Set task —
Retype the listing below line for line, but only from the line with "Output the web" down to the line with "0.597, 0.587, 0.583, 0.58, 0.57, 0.567, 0.553, 0.52, 0.52];", inclusive. Pictures stay out.
════════════════
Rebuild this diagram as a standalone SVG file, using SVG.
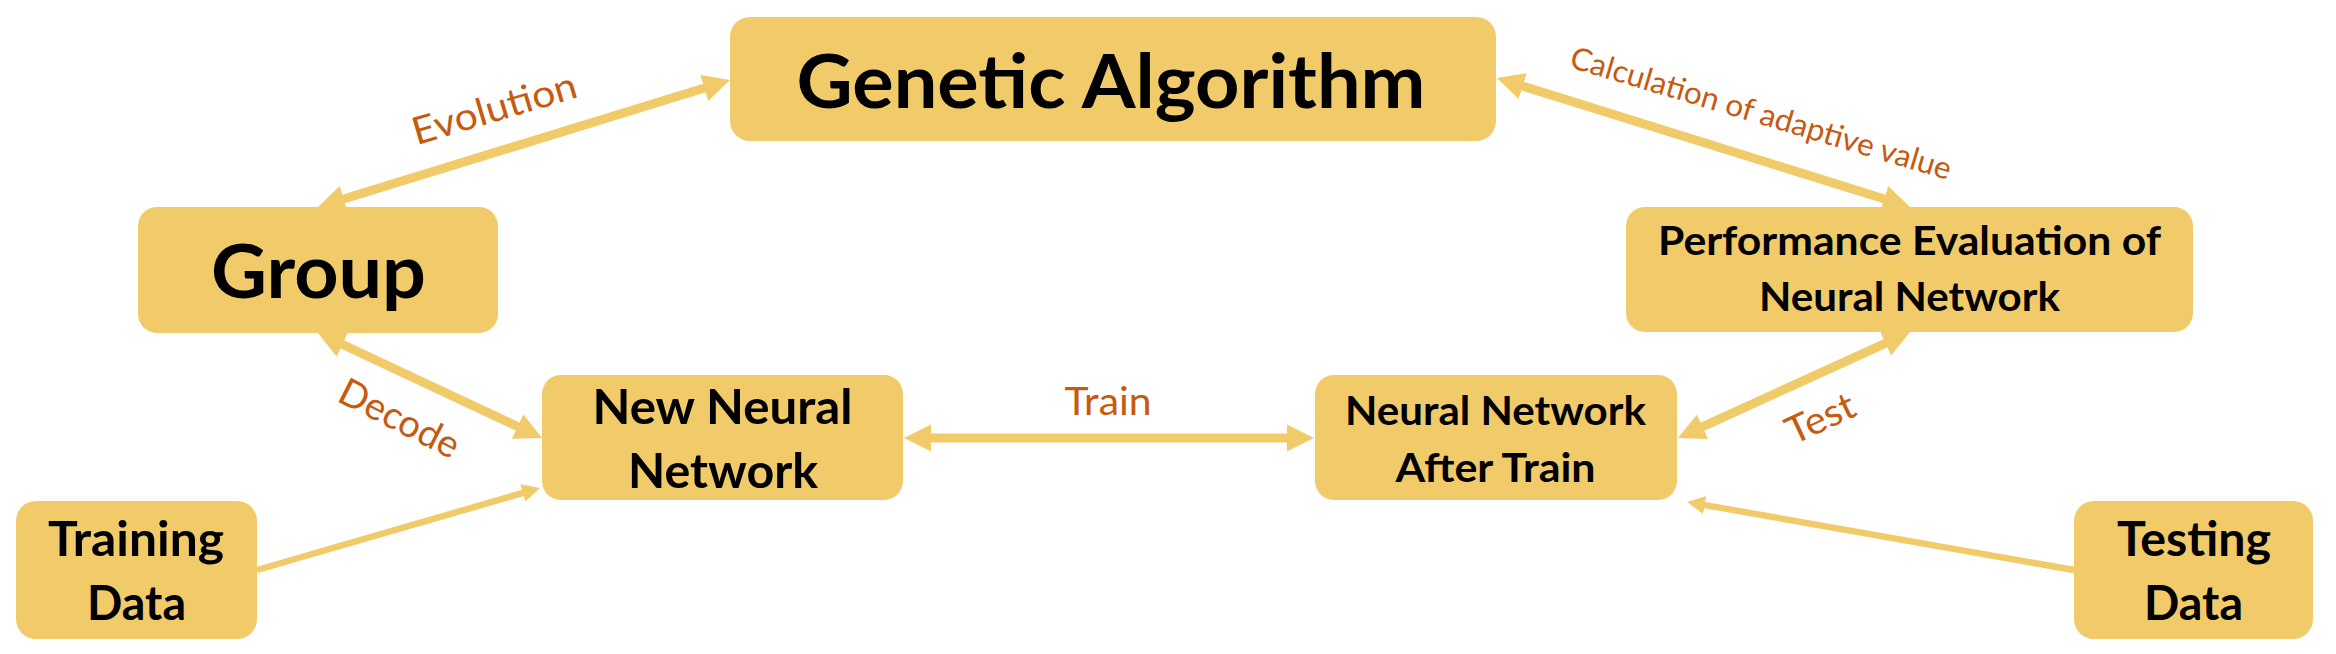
<svg xmlns="http://www.w3.org/2000/svg" width="2336" height="654" viewBox="0 0 2336 654">
<style>
.box{fill:#F1CB69;}
.nt{font-family:Lato,"Open Sans","Noto Sans",sans-serif;font-weight:bold;fill:#000;text-anchor:middle;}
.lb{font-family:Lato,"Open Sans","Noto Sans",sans-serif;fill:#C55A11;text-anchor:middle;}
.thick{stroke:#F1CB69;stroke-width:9;fill:none;marker-start:url(#hb);marker-end:url(#hb);}
.thin{stroke:#F1CB69;stroke-width:6.5;fill:none;marker-end:url(#hs);}
</style>
<defs>
<marker id="hb" markerUnits="userSpaceOnUse" viewBox="0 0 28 28" markerWidth="28" markerHeight="28" refX="1" refY="14" orient="auto-start-reverse">
<path d="M0,0.5 L27,14 L0,27.5 z" fill="#F1CB69"/>
</marker>
<marker id="hs" markerUnits="userSpaceOnUse" viewBox="0 0 20 20" markerWidth="20" markerHeight="20" refX="1" refY="10" orient="auto">
<path d="M0,1 L18,10 L0,19 z" fill="#F1CB69"/>
</marker>
</defs>
<rect width="2336" height="654" fill="#fff"/>
<g id="connectors">
<line class="thick" x1="342.8" y1="199.3" x2="705.2" y2="87.7"/>
<line class="thick" x1="1521.8" y1="85.75" x2="1885.2" y2="199.25"/>
<line class="thick" x1="341.5" y1="344" x2="518.5" y2="427"/>
<line class="thick" x1="930" y1="438" x2="1288" y2="438"/>
<line class="thick" x1="1886.4" y1="342.8" x2="1701.6" y2="427.2"/>
<line class="thin" x1="257" y1="570" x2="523.7" y2="492.7"/>
<line class="thin" x1="2074" y1="570" x2="1703.7" y2="504.9"/>
<text class="lb" x="498" y="121" font-size="38" textLength="170" lengthAdjust="spacingAndGlyphs" transform="rotate(-16.5 498 121)">Evolution</text>
<text class="lb" x="1758" y="123.5" font-size="31" textLength="396" lengthAdjust="spacingAndGlyphs" transform="rotate(16.6 1758 123.5)">Calculation of adaptive value</text>
<text class="lb" x="393.5" y="430" font-size="38" textLength="130" lengthAdjust="spacingAndGlyphs" transform="rotate(27 393.5 430)">Decode</text>
<text class="lb" x="1108" y="415" font-size="38" textLength="87" lengthAdjust="spacingAndGlyphs">Train</text>
<text class="lb" x="1826" y="430" font-size="38" textLength="72" lengthAdjust="spacingAndGlyphs" transform="rotate(-25 1826 430)">Test</text>
</g>
<g id="genetic-algorithm">
<rect class="box" x="730" y="17" width="766" height="124" rx="20"/>
<text class="nt" x="1111" y="107.5" font-size="75" textLength="629" lengthAdjust="spacingAndGlyphs">Genetic Algorithm</text>
</g>
<g id="group">
<rect class="box" x="138" y="207" width="360" height="126" rx="19"/>
<text class="nt" x="318.5" y="298" font-size="75" textLength="215" lengthAdjust="spacingAndGlyphs">Group</text>
</g>
<g id="new-neural-network">
<rect class="box" x="542" y="375" width="361" height="125" rx="19"/>
<text class="nt" x="722.5" y="424" font-size="48" textLength="260" lengthAdjust="spacingAndGlyphs">New Neural</text>
<text class="nt" x="723" y="488" font-size="48" textLength="190" lengthAdjust="spacingAndGlyphs">Network</text>
</g>
<g id="neural-network-after-train">
<rect class="box" x="1315" y="375" width="362" height="125" rx="19"/>
<text class="nt" x="1495.5" y="425" font-size="41" textLength="301" lengthAdjust="spacingAndGlyphs">Neural Network</text>
<text class="nt" x="1495.5" y="482" font-size="41" textLength="200" lengthAdjust="spacingAndGlyphs">After Train</text>
</g>
<g id="performance-evaluation">
<rect class="box" x="1626" y="207" width="567" height="125" rx="19"/>
<text class="nt" x="1909.5" y="255" font-size="41" textLength="503" lengthAdjust="spacingAndGlyphs">Performance Evaluation of</text>
<text class="nt" x="1909.5" y="311" font-size="41" textLength="301" lengthAdjust="spacingAndGlyphs">Neural Network</text>
</g>
<g id="training-data">
<rect class="box" x="16" y="501" width="241" height="138" rx="20"/>
<text class="nt" x="136" y="555.5" font-size="47" textLength="176" lengthAdjust="spacingAndGlyphs">Training</text>
<text class="nt" x="136.5" y="620" font-size="47" textLength="99" lengthAdjust="spacingAndGlyphs">Data</text>
</g>
<g id="testing-data">
<rect class="box" x="2074" y="501" width="239" height="138" rx="20"/>
<text class="nt" x="2194" y="555.5" font-size="47" textLength="154" lengthAdjust="spacingAndGlyphs">Testing</text>
<text class="nt" x="2193.5" y="620" font-size="47" textLength="99" lengthAdjust="spacingAndGlyphs">Data</text>
</g>
</svg>
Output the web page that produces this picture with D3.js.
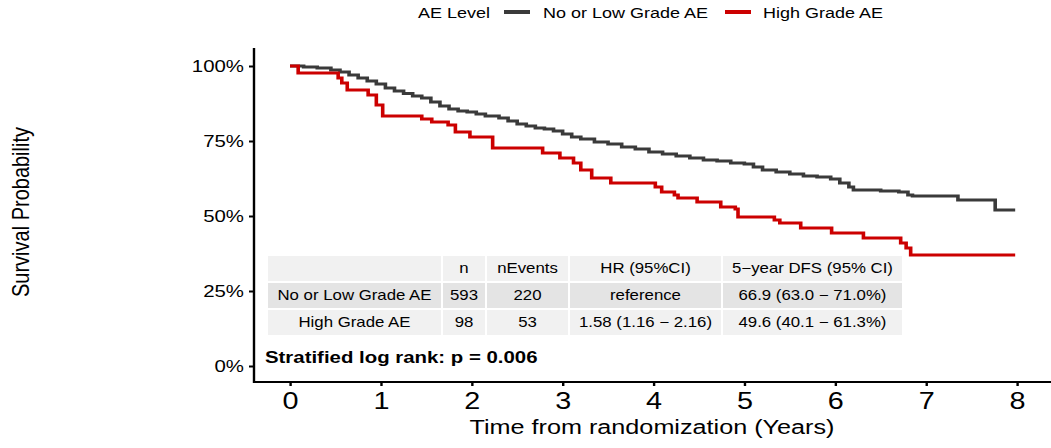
<!DOCTYPE html>
<html>
<head>
<meta charset="utf-8">
<script src="https://cdn.jsdelivr.net/npm/d3@7"></script>
<style>
    body { margin: 0; background: #fff; }
    svg { display: block; }
    text { font-family: "Liberation Sans", Arial, sans-serif; fill: #000; }
</style>
</head>
<body>
<svg id="km"></svg>
<script>
// values
const legendTitle = 'AE Level';
const groups = ['No or Low Grade AE', 'High Grade AE'];
const groupColors = ['#3a3a3a', '#cc0000'];

const lowTime = [0, 0.15, 0.3, 0.45, 0.55, 0.65, 0.75, 0.85, 0.95, 1.05, 1.15, 1.25, 1.35, 1.45, 1.55,
    1.65, 1.75, 1.85, 1.95, 2.05, 2.15, 2.3, 2.4, 2.5, 2.6, 2.7, 2.8, 2.9, 3.0, 3.1, 3.2, 3.35, 3.5,
    3.65, 3.8, 3.95, 4.1, 4.25, 4.4, 4.55, 4.7, 4.85, 5.0, 5.1, 5.2, 5.35, 5.5, 5.65, 5.8, 5.95, 6.05,
    6.15, 6.2, 6.5, 6.7, 6.8, 6.85, 7.35, 7.76, 7.98];
const lowSurv = [1.0, 0.997, 0.993, 0.987, 0.98, 0.97, 0.96, 0.95, 0.94, 0.927, 0.917, 0.908, 0.9, 0.893, 0.88,
    0.867, 0.857, 0.85, 0.847, 0.84, 0.833, 0.827, 0.817, 0.807, 0.8, 0.793, 0.79, 0.783, 0.773, 0.763, 0.757, 0.747, 0.74,
    0.73, 0.723, 0.713, 0.707, 0.7, 0.693, 0.687, 0.683, 0.677, 0.673, 0.663, 0.653, 0.647, 0.64, 0.633, 0.63, 0.623, 0.61,
    0.597, 0.587, 0.583, 0.58, 0.57, 0.567, 0.553, 0.52, 0.52];

const highTime = [0, 0.09, 0.53, 0.57, 0.63, 0.86, 0.95, 1.02, 1.45, 1.56, 1.74, 1.82, 1.98, 2.23, 2.78,
    2.97, 3.12, 3.2, 3.32, 3.53, 4.02, 4.09, 4.23, 4.27, 4.48, 4.74, 4.9, 4.93, 5.33, 5.39, 5.62, 5.96,
    6.31, 6.72, 6.78, 6.83, 7.98];
const highSurv = [1.0, 0.977, 0.96, 0.943, 0.92, 0.903, 0.87, 0.833, 0.823, 0.813, 0.803, 0.78, 0.763, 0.727, 0.71,
    0.693, 0.677, 0.653, 0.627, 0.61, 0.597, 0.58, 0.57, 0.56, 0.547, 0.53, 0.523, 0.497, 0.487, 0.477, 0.46, 0.443,
    0.427, 0.41, 0.393, 0.37, 0.37];

const xTicks = [0, 1, 2, 3, 4, 5, 6, 7, 8];
const yTicks = [0, 0.25, 0.5, 0.75, 1];
const yTickLabels = ['0%', '25%', '50%', '75%', '100%'];

const tableHeader = ['', 'n', 'nEvents', 'HR (95%CI)', '5\u2212year DFS (95% CI)'];
const tableRows = [
    ['No or Low Grade AE', '593', '220', 'reference', '66.9 (63.0 \u2212 71.0%)'],
    ['High Grade AE', '98', '53', '1.58 (1.16 \u2212 2.16)', '49.6 (40.1 \u2212 61.3%)']
];
const pValueText = 'Stratified log rank: p = 0.006';

// the picture is stretched sideways, so draw in a narrower box and let the viewBox widen it
const W = 1051, H = 448, stretch = 1.2;
const px = v => v / stretch;

const svg = d3.select('#km')
    .attr('width', W)
    .attr('height', H)
    .attr('viewBox', `0 0 ${px(W)} ${H}`)
    .attr('preserveAspectRatio', 'none');

const x = d3.scaleLinear().domain([0, 8]).range([px(290), px(1017)]);
const y = d3.scaleLinear().domain([0, 1]).range([366, 66]);

// axes
const yAxis = svg.append('g')
    .attr('transform', `translate(${px(254)},0)`)
    .call(d3.axisLeft(y).tickValues(yTicks).tickFormat((d, i) => yTickLabels[i])
        .tickSize(px(5)).tickPadding(px(5)));
yAxis.select('.domain').remove();
yAxis.selectAll('line').attr('stroke', '#000').attr('stroke-width', 2);
yAxis.selectAll('text').style('font-size', '17px').attr('fill', '#1a1a1a');

const xAxis = svg.append('g')
    .attr('transform', 'translate(0,382)')
    .call(d3.axisBottom(x).tickValues(xTicks).tickFormat(d3.format('d'))
        .tickSize(4).tickPadding(6));
xAxis.select('.domain').remove();
xAxis.selectAll('line').attr('stroke', '#000').attr('stroke-width', 2);
xAxis.selectAll('text').style('font-size', '24px').attr('fill', '#1a1a1a');

svg.append('line')
    .attr('x1', px(254)).attr('x2', px(254))
    .attr('y1', 48).attr('y2', 383)
    .attr('stroke', '#000').attr('stroke-width', 2);
svg.append('line')
    .attr('x1', px(253)).attr('x2', px(W))
    .attr('y1', 382).attr('y2', 382)
    .attr('stroke', '#000').attr('stroke-width', 2);

svg.append('text')
    .attr('x', px(652)).attr('y', 434)
    .attr('text-anchor', 'middle')
    .style('font-size', '21px')
    .text('Time from randomization (Years)');

svg.append('text')
    .attr('transform', `translate(${px(29)},212) rotate(-90)`)
    .attr('text-anchor', 'middle')
    .style('font-size', '20px')
    .text('Survival Probability');

// survival curves
const step = d3.line()
    .x(d => x(d[0]))
    .y(d => y(d[1]))
    .curve(d3.curveStepAfter);

const series = [
    d3.zip(lowTime, lowSurv),
    d3.zip(highTime, highSurv)
];

svg.selectAll('path.km')
    .data(series)
    .enter()
    .append('path')
    .attr('class', 'km')
    .attr('d', step)
    .attr('fill', 'none')
    .attr('stroke', (d, i) => groupColors[i])
    .attr('stroke-width', 3);

// legend
svg.append('text')
    .attr('x', px(418)).attr('y', 18)
    .style('font-size', '15px')
    .text(legendTitle);

const legendKeyX = [504, 725];
const legendTextX = [543, 763];
groups.forEach((g, i) => {
    svg.append('line')
        .attr('x1', px(legendKeyX[i])).attr('x2', px(legendKeyX[i] + 26))
        .attr('y1', 12).attr('y2', 12)
        .attr('stroke', groupColors[i]).attr('stroke-width', 4);
    svg.append('text')
        .attr('x', px(legendTextX[i])).attr('y', 18)
        .style('font-size', '15px')
        .text(g);
});

// summary table
const colX = [268, 443, 487, 570, 723];
const colW = [173, 42, 81, 151, 179];
const rowY = [256, 283, 310];
const rowH = 25;
const rowFill = ['#f1f1f1', '#e4e4e4', '#f1f1f1'];

const table = svg.append('g');
[tableHeader].concat(tableRows).forEach((row, r) => {
    row.forEach((cell, c) => {
        table.append('rect')
            .attr('x', px(colX[c])).attr('y', rowY[r])
            .attr('width', px(colW[c])).attr('height', rowH)
            .attr('fill', rowFill[r]);
        table.append('text')
            .attr('x', px(colX[c] + colW[c] / 2))
            .attr('y', rowY[r] + rowH / 2)
            .attr('dy', '0.35em')
            .attr('text-anchor', 'middle')
            .style('font-size', '14px')
            .attr('fill', '#1a1a1a')
            .text(cell);
    });
});

svg.append('text')
    .attr('x', px(265)).attr('y', 363)
    .style('font-size', '17px')
    .style('font-weight', 'bold')
    .text(pValueText);
</script>
</body>
</html>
════════════════
Expected answer —
Output the web page that produces this picture with D3.js.
<!DOCTYPE html>
<html>
<head>
<meta charset="utf-8">
<script src="https://cdn.jsdelivr.net/npm/d3@7"></script>
<style>
    body { margin: 0; background: #fff; }
    svg { display: block; }
    text { font-family: "Liberation Sans", Arial, sans-serif; fill: #000; }
</style>
</head>
<body>
<svg id="km"></svg>
<script>
// values
const legendTitle = 'AE Level';
const groups = ['No or Low Grade AE', 'High Grade AE'];
const groupColors = ['#3a3a3a', '#cc0000'];

const lowTime = [0, 0.15, 0.3, 0.45, 0.55, 0.65, 0.75, 0.85, 0.95, 1.05, 1.15, 1.25, 1.35, 1.45, 1.55,
    1.65, 1.75, 1.85, 1.95, 2.05, 2.15, 2.3, 2.4, 2.5, 2.6, 2.7, 2.8, 2.9, 3.0, 3.1, 3.2, 3.35, 3.5,
    3.65, 3.8, 3.95, 4.1, 4.25, 4.4, 4.55, 4.7, 4.85, 5.0, 5.1, 5.2, 5.35, 5.5, 5.65, 5.8, 5.95, 6.05,
    6.15, 6.2, 6.5, 6.7, 6.8, 6.85, 7.35, 7.76, 7.98];
const lowSurv = [1.0, 0.997, 0.993, 0.987, 0.98, 0.97, 0.96, 0.95, 0.94, 0.927, 0.917, 0.908, 0.9, 0.893, 0.88,
    0.867, 0.857, 0.85, 0.847, 0.84, 0.833, 0.827, 0.817, 0.807, 0.8, 0.793, 0.79, 0.783, 0.773, 0.763, 0.757, 0.747, 0.74,
    0.73, 0.723, 0.713, 0.707, 0.7, 0.693, 0.687, 0.683, 0.677, 0.673, 0.663, 0.653, 0.647, 0.64, 0.633, 0.63, 0.623, 0.61,
    0.597, 0.587, 0.583, 0.58, 0.57, 0.567, 0.553, 0.52, 0.52];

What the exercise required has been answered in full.